Politicians, with the help of economists, (or vice versa, in the case of people like Keynes) go into a full blown rationale, arguing
in strictly macroeconomics terms which ignore all moral, or
normative aspects entirely, as they model everything on a strictly cost-benefits basis (always to some nebulous macroeconomic aggregate blob called "the economy"). So it doesn't matter if you are talking about currency debasement
or even mass murder -- it can all be modeled by economists, who can make a solid -- albeit strictly economic -- case in favor of a given activity.
The Pontius Pilate economists can wash their hands, because they don't make policy, let alone human value judgments, doncha know. They only model scenarios -- that policy makers "

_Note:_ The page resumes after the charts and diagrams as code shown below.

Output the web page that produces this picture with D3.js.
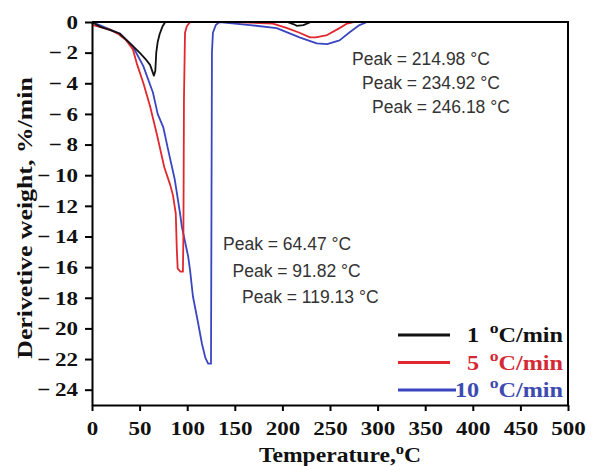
<!DOCTYPE html>
<html>
<head>
<meta charset="utf-8">
<script src="https://cdn.jsdelivr.net/npm/d3@7"></script>
<style>
  body { margin: 0; background: #fff; }
  svg { display: block; }
</style>
</head>
<body>
<svg id="chart" width="596" height="466"></svg>
<script>
var width = 596;
var height = 466;
var margin = {top: 22, right: 28, bottom: 61, left: 92};
var stretch = 1.18; // serif text in the figure is set wide

// 1 °C/min
var temp1 = [0, 8, 20, 29, 40, 50, 56, 61, 65, 66.5, 67.5, 69, 71, 74, 77, 150, 205, 212, 215, 222, 230, 280];
var deriv1 = [0, -0.3, -0.55, -0.75, -1.4, -2.0, -2.4, -2.8, -3.5, -3.2, -2.0, -1.3, -0.8, -0.3, 0, 0, 0, -0.15, -0.25, -0.2, 0, 0];

// 5 °C/min
var temp5 = [0, 1, 10, 19, 28, 36, 43, 47, 54, 61, 68, 76, 82, 85, 88, 89, 90, 93, 95.5, 96, 96.3, 96.6, 97.7, 99.5, 103, 150, 190, 205, 218, 229, 235, 247, 260, 268, 275, 300];
var deriv5 = [0, -0.2, -0.35, -0.5, -0.8, -1.2, -1.8, -2.7, -4.0, -5.5, -7.3, -9.5, -10.6, -11.3, -12.5, -14.7, -16.1, -16.3, -16.3, -14, -10, -5, -0.7, -0.3, 0, 0, -0.1, -0.4, -0.7, -1.0, -1.0, -0.85, -0.4, -0.1, 0, 0];

// 10 °C/min
var temp10 = [0, 8, 29, 43, 54, 64, 69, 75, 80, 87, 92.5, 94.5, 101, 103, 106, 111, 115.5, 119, 122, 125, 125.5, 126, 127, 130, 134, 166, 194, 218, 236, 247, 260, 271, 281, 289, 500];
var deriv10 = [0, -0.2, -0.75, -1.6, -2.9, -4.6, -6.0, -6.9, -8.35, -10.3, -12.5, -13.4, -15.3, -16.2, -17.9, -19.5, -21, -21.9, -22.3, -22.3, -12, -2, -0.7, -0.2, 0, -0.2, -0.4, -1.0, -1.4, -1.45, -1.2, -0.65, -0.2, 0, 0];

var seriesNames = ["1", "5", "10"];
var seriesColors = ["#111111", "#e0282e", "#3a46c0"];
var legendColors = ["#111111", "#d42a36", "#3d4ab0"];

var xTicks = [0, 50, 100, 150, 200, 250, 300, 350, 400, 450, 500];
var yTicks = [0, -2, -4, -6, -8, -10, -12, -14, -16, -18, -20, -22, -24];

var peakLabelsHigh = ["Peak = 214.98 °C", "Peak = 234.92 °C", "Peak = 246.18 °C"];
var peakLabelsLow = ["Peak = 64.47 °C", "Peak = 91.82 °C", "Peak = 119.13 °C"];

var svg = d3.select("#chart");

var x = d3.scaleLinear().domain([0, 500]).range([margin.left, width - margin.right]);
var y = d3.scaleLinear().domain([-25, 0]).range([height - margin.bottom, margin.top]);

var serif = "'Liberation Serif', 'Times New Roman', serif";
var sans = "'Liberation Sans', Arial, sans-serif";

// curves
var series = [
  {name: "1", t: temp1, d: deriv1},
  {name: "5", t: temp5, d: deriv5},
  {name: "10", t: temp10, d: deriv10}
];

var line = d3.line()
    .x(d => x(d[0]))
    .y(d => y(d[1]));

svg.append("g")
  .selectAll("path")
  .data([series[2], series[1], series[0]])
  .join("path")
    .attr("fill", "none")
    .attr("stroke", d => seriesColors[seriesNames.indexOf(d.name)])
    .attr("stroke-width", 1.8)
    .attr("stroke-linejoin", "round")
    .attr("d", d => line(d.t.map((t, i) => [t, d.d[i]])));

// frame top + right
svg.append("path")
  .attr("fill", "none")
  .attr("stroke", "#000")
  .attr("stroke-width", 2)
  .attr("d", "M" + margin.left + "," + margin.top + "H" + (width - margin.right) + "V" + (height - margin.bottom));

// axes
var xAxis = svg.append("g")
  .attr("transform", "translate(0," + (height - margin.bottom) + ")")
  .call(d3.axisBottom(x).tickValues(xTicks).tickSize(6).tickPadding(10).tickSizeOuter(0));

var yAxis = svg.append("g")
  .attr("transform", "translate(" + margin.left + ",0)")
  .call(d3.axisLeft(y).tickValues(yTicks).tickSize(7).tickPadding(6).tickSizeOuter(0)
    .tickFormat(d => d === 0 ? "0" : "\u2212\u2009" + Math.abs(d)));

[xAxis, yAxis].forEach(function(a) {
  a.select(".domain").attr("stroke-width", 2);
  a.selectAll(".tick line").attr("stroke-width", 2);
  a.selectAll(".tick text")
    .attr("font-family", serif)
    .attr("font-weight", "bold")
    .attr("font-size", 19.5)
    .attr("fill", "#111")
    .attr("transform", "scale(" + stretch + ",1)");
});
yAxis.selectAll(".tick text").attr("x", -14 / stretch);

// axis titles
var xt = svg.append("text")
  .attr("transform", "translate(340,462) scale(" + stretch + ",1)")
  .attr("text-anchor", "middle")
  .attr("font-family", serif)
  .attr("font-weight", "bold")
  .attr("font-size", 20)
  .attr("fill", "#111");
xt.append("tspan").text("Temperature,");
xt.append("tspan").attr("font-size", 14).attr("dy", -8).text("o");
xt.append("tspan").attr("dy", 8).text("C");

svg.append("text")
  .attr("transform", "translate(32,218) rotate(-90) scale(1.2,1)")
  .attr("text-anchor", "middle")
  .attr("font-family", serif)
  .attr("font-weight", "bold")
  .attr("font-size", 21.5)
  .attr("fill", "#111")
  .text("Derivetive weight, %/min");

// peak annotations
svg.append("g")
  .selectAll("text")
  .data(peakLabelsHigh)
  .join("text")
    .attr("x", (d, i) => 352 + i * 10)
    .attr("y", (d, i) => 65 + i * 24)
    .attr("font-family", sans)
    .attr("font-size", 17.5)
    .attr("fill", "#333")
    .text(d => d);

svg.append("g")
  .selectAll("text")
  .data(peakLabelsLow)
  .join("text")
    .attr("x", (d, i) => 223 + i * 9.5)
    .attr("y", (d, i) => 250 + i * 26.5)
    .attr("font-family", sans)
    .attr("font-size", 17.5)
    .attr("fill", "#333")
    .text(d => d);

// legend
var legend = svg.append("g")
  .selectAll("g")
  .data(seriesNames)
  .join("g")
    .attr("transform", (d, i) => "translate(0," + (335 + i * 27.5) + ")");

legend.append("line")
  .attr("x1", 398).attr("x2", (d, i) => i === 2 ? 456 : 450)
  .attr("stroke", (d, i) => seriesColors[i])
  .attr("stroke-width", 3);

var lt = legend.append("text")
  .attr("transform", "translate(563,7) scale(" + stretch + ",1)")
  .attr("text-anchor", "end")
  .attr("font-family", serif)
  .attr("font-weight", "bold")
  .attr("font-size", 20.5)
  .attr("fill", (d, i) => legendColors[i]);
lt.append("tspan").text(d => d);
lt.append("tspan").attr("font-size", 15).attr("dx", 9).attr("dy", -9).text("o");
lt.append("tspan").attr("dy", 9).text("C/min");
</script>
</body>
</html>
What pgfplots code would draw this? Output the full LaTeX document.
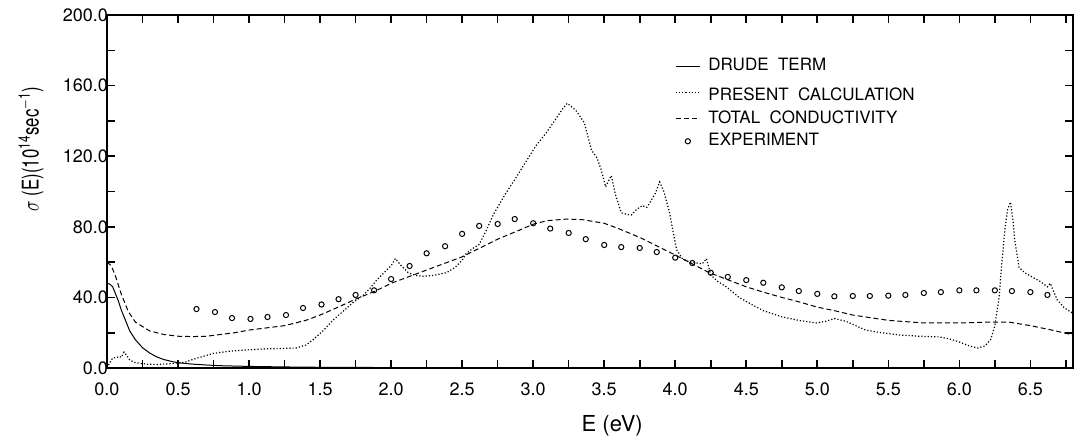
\documentclass[border=0pt]{standalone}
\usepackage{fontspec}
\setmainfont{TeX Gyre Heros}
\usepackage{pgfplots}
\pgfplotsset{compat=1.18}
\begin{document}
\begin{tikzpicture}
\begin{axis}[
  scale only axis,
  width=483pt, height=176.5pt,
  xmin=0, xmax=6.8, ymin=0, ymax=200,
  axis line style={line width=1pt},
  xtick={0,0.5,...,6.5},
  minor xtick={0.25,0.75,...,6.75},
  ytick={0,40,...,200},
  minor ytick={20,60,...,180},
  tick align=inside,
  major tick length=4pt, minor tick length=4pt,
  every tick/.style={black, line width=0.8pt},
  tick label style={font=\fontsize{9}{10}\selectfont},
  xticklabel style={yshift=-4pt},
  yticklabel style={xshift=4pt},
  /pgf/number format/assume math mode=true,
  /pgf/number format/.cd, fixed, fixed zerofill, precision=1, /pgfplots/.cd,
  xlabel={E (eV)},
  xlabel style={font=\fontsize{11}{12}\selectfont, at={(axis description cs:0.523,-0.163)}, anchor=center},
  ylabel={\scalebox{0.73}[1]{$\sigma$ (E)(10\textsuperscript{14}sec\textsuperscript{$-$1})}},
  ylabel style={font=\fontsize{11.5}{12}\selectfont, at={(axis description cs:-0.0787,0.62)}, anchor=center},
  legend image code/.code={\draw[mark repeat=2,mark phase=2,#1] plot coordinates {(0pt,0pt)(6pt,0pt)(12pt,0pt)}; \path (15pt,0pt);},
  legend style={draw=none, fill=none, font=\fontsize{8.5}{9}\selectfont,
    at={(axis cs:3.955,179)}, anchor=north west, row sep=1.5pt,
    nodes={inner sep=1pt}},
  legend cell align=left,
]
\addplot[black, line width=0.5pt] coordinates {
(0,48) (0.02,47.5) (0.04,46) (0.06,42) (0.08,38) (0.1,33) (0.13,27) (0.16,21) (0.2,16) (0.25,11.5) (0.3,8.5) (0.35,6.3) (0.4,4.8) (0.45,3.8) (0.5,3) (0.6,2.2) (0.7,1.7) (0.8,1.3) (1.0,0.9) (1.25,0.6) (1.5,0.4) (2.0,0.25) (2.5,0.1)
};
\addlegendentry{DRUDE\ \ TERM}
\addplot[black, line width=0.6pt, densely dotted] coordinates {
(0.0,0) (0.02,3) (0.04,5.7) (0.07,6) (0.09,6.6) (0.1,6) (0.12,9) (0.14,7) (0.16,4.5) (0.2,3) (0.28,2.2) (0.35,2) (0.44,2.4) (0.55,3.3) (0.63,5.5) (0.75,8.3) (0.86,9.5) (0.98,10.2) (1.1,10.8) (1.2,11) (1.33,11.3) (1.4,13) (1.45,16) (1.52,21) (1.59,27) (1.66,32) (1.73,37) (1.8,41) (1.85,45) (1.9,50) (1.95,54) (2.0,58) (2.03,62) (2.07,58) (2.12,54) (2.17,52.5) (2.22,52) (2.3,52.5) (2.39,54) (2.45,57) (2.5,61) (2.53,65) (2.58,68) (2.62,70) (2.67,78) (2.72,87) (2.8,98) (2.88,108) (2.95,117) (3.02,126) (3.09,133) (3.15,140) (3.2,146) (3.24,150) (3.27,148) (3.3,146) (3.36,139) (3.41,123.5) (3.45,119) (3.48,112) (3.51,102.6) (3.53,106) (3.55,109) (3.58,98) (3.62,88) (3.66,87) (3.69,86.7) (3.73,90) (3.77,92) (3.8,91) (3.82,93.5) (3.86,99) (3.89,105.4) (3.92,100) (3.96,88) (3.99,75) (4.01,67) (4.05,62) (4.1,60) (4.15,59.5) (4.19,59) (4.22,62) (4.25,52.7) (4.3,49) (4.36,46) (4.45,40) (4.52,36.8) (4.62,32.5) (4.75,29) (4.87,27) (4.99,25.5) (5.06,26.5) (5.12,28) (5.2,26.5) (5.34,21.5) (5.45,20) (5.58,18.7) (5.72,18) (5.86,17.6) (5.93,16.5) (6.0,14.7) (6.07,12.5) (6.13,11.3) (6.18,12.5) (6.22,16) (6.25,24) (6.28,40) (6.3,60) (6.32,78) (6.34,90) (6.36,94) (6.38,82) (6.39,72.5) (6.42,57) (6.46,54) (6.51,51.7) (6.57,49) (6.62,46) (6.64,48) (6.66,44) (6.69,38.5) (6.74,34) (6.8,31)
};
\addlegendentry{\rule{0pt}{10pt}PRESENT\ \ CALCULATION}
\addplot[black, line width=0.5pt, dash pattern=on 2.5pt off 1.5pt] coordinates {
(0,60) (0.03,58) (0.06,52) (0.1,42) (0.15,32) (0.2,26) (0.3,21) (0.4,19) (0.5,18) (0.6,17.8) (0.7,18) (0.8,19) (0.9,20) (1.0,21.5) (1.1,22.5) (1.25,24) (1.4,27) (1.5,30) (1.6,33.5) (1.75,39) (1.9,44) (2.0,48) (2.1,51) (2.25,55.5) (2.4,60) (2.5,63) (2.6,67) (2.75,73) (2.9,78) (3.0,81.5) (3.1,83.5) (3.24,84.4) (3.35,84) (3.5,82) (3.6,79) (3.75,74) (3.9,68) (4.0,64) (4.12,59) (4.24,54) (4.37,50) (4.5,46) (4.62,43) (4.75,40) (4.87,37.5) (5.0,34.5) (5.12,32.5) (5.25,30) (5.5,27) (5.75,25.5) (6.0,25.5) (6.2,26) (6.35,26) (6.5,24) (6.65,21.5) (6.8,18.7)
};
\addlegendentry{TOTAL\ \ CONDUCTIVITY}
\addplot[black, only marks, mark=o, mark size=1.3pt, mark options={line width=0.5pt}] coordinates {
(0.63,33.4) (0.76,31.7) (0.88,28.3) (1.01,27.8) (1.13,28.9) (1.26,30) (1.38,34) (1.51,36) (1.63,39) (1.75,41.4) (1.88,44) (2.00,50.4) (2.13,57.8) (2.25,65) (2.38,69) (2.50,76) (2.62,80.5) (2.75,81.6) (2.87,84.4) (3.00,82) (3.12,79) (3.25,76.5) (3.37,73) (3.50,69.7) (3.62,68.5) (3.75,68) (3.87,65.7) (4.00,62.5) (4.12,59.5) (4.25,54) (4.37,51.6) (4.50,49.8) (4.62,48.3) (4.75,45.7) (4.87,43.6) (5.00,42) (5.12,40.6) (5.25,40.8) (5.37,40.8) (5.50,41) (5.62,41.4) (5.75,42.5) (5.87,43) (6.00,44) (6.12,44) (6.25,44) (6.37,43.6) (6.50,43) (6.62,41.4)
};
\addlegendentry{EXPERIMENT}
\end{axis}
\pgfresetboundingbox
\path[use as bounding box] ([xshift=-53.5pt,yshift=-38.5pt]current axis.south west) rectangle ([xshift=0.5pt,yshift=7.5pt]current axis.north east);
\end{tikzpicture}
\end{document}
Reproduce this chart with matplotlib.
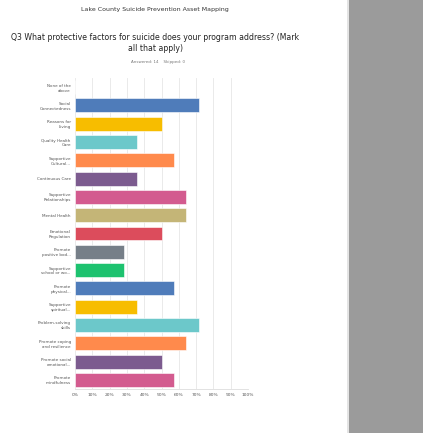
import matplotlib.pyplot as plt
from matplotlib.patches import Rectangle

categories = [
    "None of the\nabove",
    "Social\nConnectedness",
    "Reasons for\nLiving",
    "Quality Health\nCare",
    "Supportive\nCultural...",
    "Continuous Care",
    "Supportive\nRelationships",
    "Mental Health",
    "Emotional\nRegulation",
    "Promote\npositive bod...",
    "Supportive\nschool or wo...",
    "Promote\nphysical...",
    "Supportive\nspiritual...",
    "Problem-solving\nskills",
    "Promote coping\nand resilience",
    "Promote social\nemotional...",
    "Promote\nmindfulness",
]
percents = [0.0, 71.43, 50.0, 35.71, 57.14, 35.71, 64.29, 64.29, 50.0,
            28.57, 28.57, 57.14, 35.71, 71.43, 64.29, 50.0, 57.14]
bar_colors = ["#4f7cba", "#4f7cba", "#f7bd00", "#6cc8ca", "#ff8a4c",
              "#7c5b8f", "#d35b8f", "#c4b577", "#dc4c5c", "#767f88",
              "#1dc26f", "#4f7cba", "#f7bd00", "#6cc8ca", "#ff8a4c",
              "#7c5b8f", "#d35b8f"]
tick_values = list(range(0, 101, 10))
tick_labels = [f"{v}%" for v in tick_values]

fig = plt.figure(figsize=(4.23, 4.33), dpi=100)
fig.patch.set_facecolor("white")

# gray side panel on the right
fig.patches.append(Rectangle((349 / 423, 0), 1 - 349 / 423, 1,
                             transform=fig.transFigure, facecolor="#9b9b9b",
                             edgecolor="none", zorder=0))
fig.patches.append(Rectangle((347 / 423, 0), 2 / 423, 1,
                             transform=fig.transFigure, facecolor="#e4e4e4",
                             edgecolor="none", zorder=0))

title_x = 155 / 423
fig.text(title_x, 0.979, "Lake County Suicide Prevention Asset Mapping",
         ha="center", va="center", fontsize=4.5, color="#333333")
fig.text(title_x, 0.914,
         "Q3 What protective factors for suicide does your program address? (Mark",
         ha="center", va="center", fontsize=5.55, color="#222222")
fig.text(title_x, 0.888, "all that apply)",
         ha="center", va="center", fontsize=5.55, color="#222222")
fig.text(158 / 423, 0.857, "Answered: 14    Skipped: 0",
         ha="center", va="center", fontsize=2.9, color="#777777")

ax = fig.add_axes([75 / 423, 1 - 389 / 433, 173 / 423, 311 / 433])
y_pos = list(range(len(categories)))
ax.barh(y_pos, percents, height=0.76, color=bar_colors,
        edgecolor="#ffffff", linewidth=0.4, zorder=2)

ax.set_xlim(0, 100)
ax.set_ylim(len(categories) - 0.5, -0.5)
ax.set_xticks(tick_values)
ax.set_xticklabels(tick_labels, fontsize=3.2, color="#555555")
ax.set_yticks(y_pos)
ax.set_yticklabels(categories, fontsize=3.0, color="#555555",
                   linespacing=1.3)
ax.tick_params(axis="both", length=0, pad=3)
ax.grid(axis="x", color="#e6e6e6", linewidth=0.6, zorder=0)
for side in ["top", "right", "left"]:
    ax.spines[side].set_visible(False)
ax.spines["bottom"].set_color("#dddddd")
ax.spines["bottom"].set_linewidth(0.6)

fig.savefig("out.png", dpi=100)
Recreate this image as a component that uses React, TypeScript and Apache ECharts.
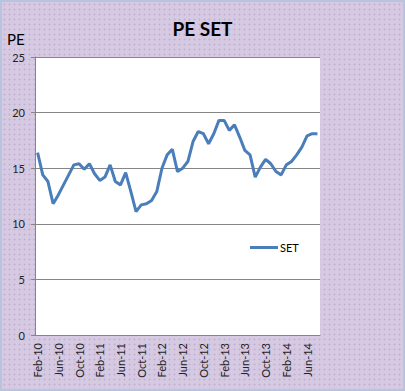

rely on". It is up to the policy makers to decide whether any activity by the state is considered criminal, but the microeconomics effect on individuals isn't even being addressed. That is because people -- real human individuals -- are just so many variables counted as an aggregate number, and treated like any other variable. Thus, what is good for "
the economy" is not necessarily 'good' for billions of individuals in a given economy. Thus, policy makers also wash their hands, because economists are akin to scientists, doncha know. They are past making moral decisions as a matter of principle -- "We're just interested in doing what is good for 'the economy'".
Thus, policy makers and economists are engaged in something I think of as "morality laundering", using currency.